The irreducible LCP algorithm (https://doi.org/10.1007/978-3-642-02441-2_17) is more promising. I had an implementation in the RLCSA that required minimal working space on top of the FM-index and the run-length encoded PLCP array. It was reasonably fast with highly repetitive texts, and it should be possible to parallelize it to take advantage of tens of CPU cores.

Answer 4 · 2021-02-02T06:41:49.000Z

I believe we would need roughly the following:

SDSL: Run-length encoded bitvector that can be built incrementally. (We will be dealing with bitvectors with over 10^12 zeros and ones.)
SDSL / GBWT: PLCP using the RLE bitvector.
GBWT: PLCP construction from (dynamic?) GBWT using multithreaded irreducible LCP algorithm.
GBWT: SadaSparse (or another variant of Sadakane's document counting structure if it makes more sense).
GBWT: Multithreaded SadaSparse construction using FastLocate and the PLCP array.

Answer 5 · 2021-02-02T19:24:56.000Z

I assume you are referring to "Sampled Longest Common Prefix Array"?

Beller et al's algorithm (queue-based) can be tweaked to use O(#runs) construction space using very similar ideas, please take a look at section 3 here: https://arxiv.org/pdf/2004.01493.pdf (compare their "incremental relation" and lemma 5 in your paper)

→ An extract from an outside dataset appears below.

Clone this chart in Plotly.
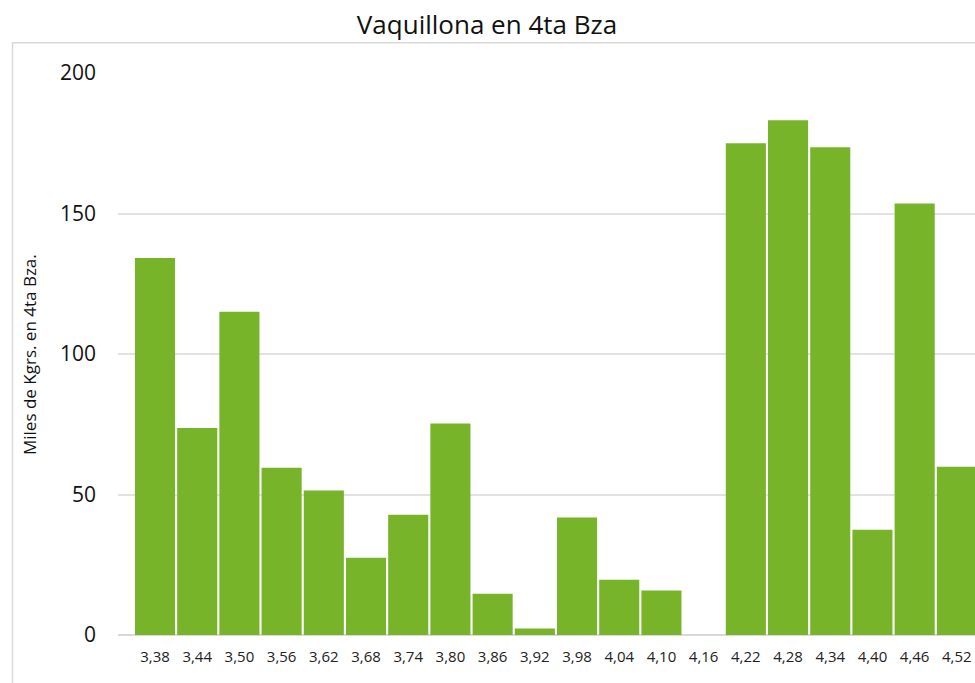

Answer 6 · 2021-02-03T01:16:04.000Z

The algorithms of Nishimoto and Tabei are fundementally sequential. The one based on the algorithm by Beller et al. corresponds to a breadth-first traversal of the suffix tree, and it outputs the LCP values at ST node boundaries. I don't see a way of parallelizing that over tens of CPU cores.

In general, stringology research is still mostly concerned about texts that are gigabytes or at most tens of gigabytes in size. The GBWT works with terabyte-scale data, and it often has to resort to simple construction algorithms that can be broken down into a large number of independent tasks.

Answer 7 · 2021-02-03T09:22:50.000Z

Fair enough. I briefly checked current lock-free queue landscape, but I don't think they are going to cut it either (best implementations achieve throughput around 10M operations/second in balanced enqueue/dequeue scenarios).

Answer 8 · 2021-02-03T09:26:36.000Z

I've been using this one: https://github.com/max0x7ba/atomic_queue This is what you tested?

…

On Wed, Feb 3, 2021 at 10:23 AM Artem Tarasov ***@***.***> wrote: Fair enough. I briefly checked current lock-free queue landscape, but I don't think they are going to cut it either (best implementations achieve throughput around 10M operations/second in balanced enqueue/dequeue scenarios). — You are receiving this because you were mentioned. Reply to this email directly, view it on GitHub <#7 (comment)>, or unsubscribe <https://github.com/notifications/unsubscribe-auth/AABDQEKHKDFFOVZXAEP5RY3S5EIXZANCNFSM4WZEKZDQ> .

Answer 9 · 2021-02-03T09:34:59.000Z

Yes, this one. I also looked at https://github.com/mpoeter/xenium. That said, I only looked at the benchmark results and have no hands-on experience.

Overall I agree that the simplest solution is the best, it would be interesting to check later if more complicated approaches are more performant but it's not at all obvious that they'll be.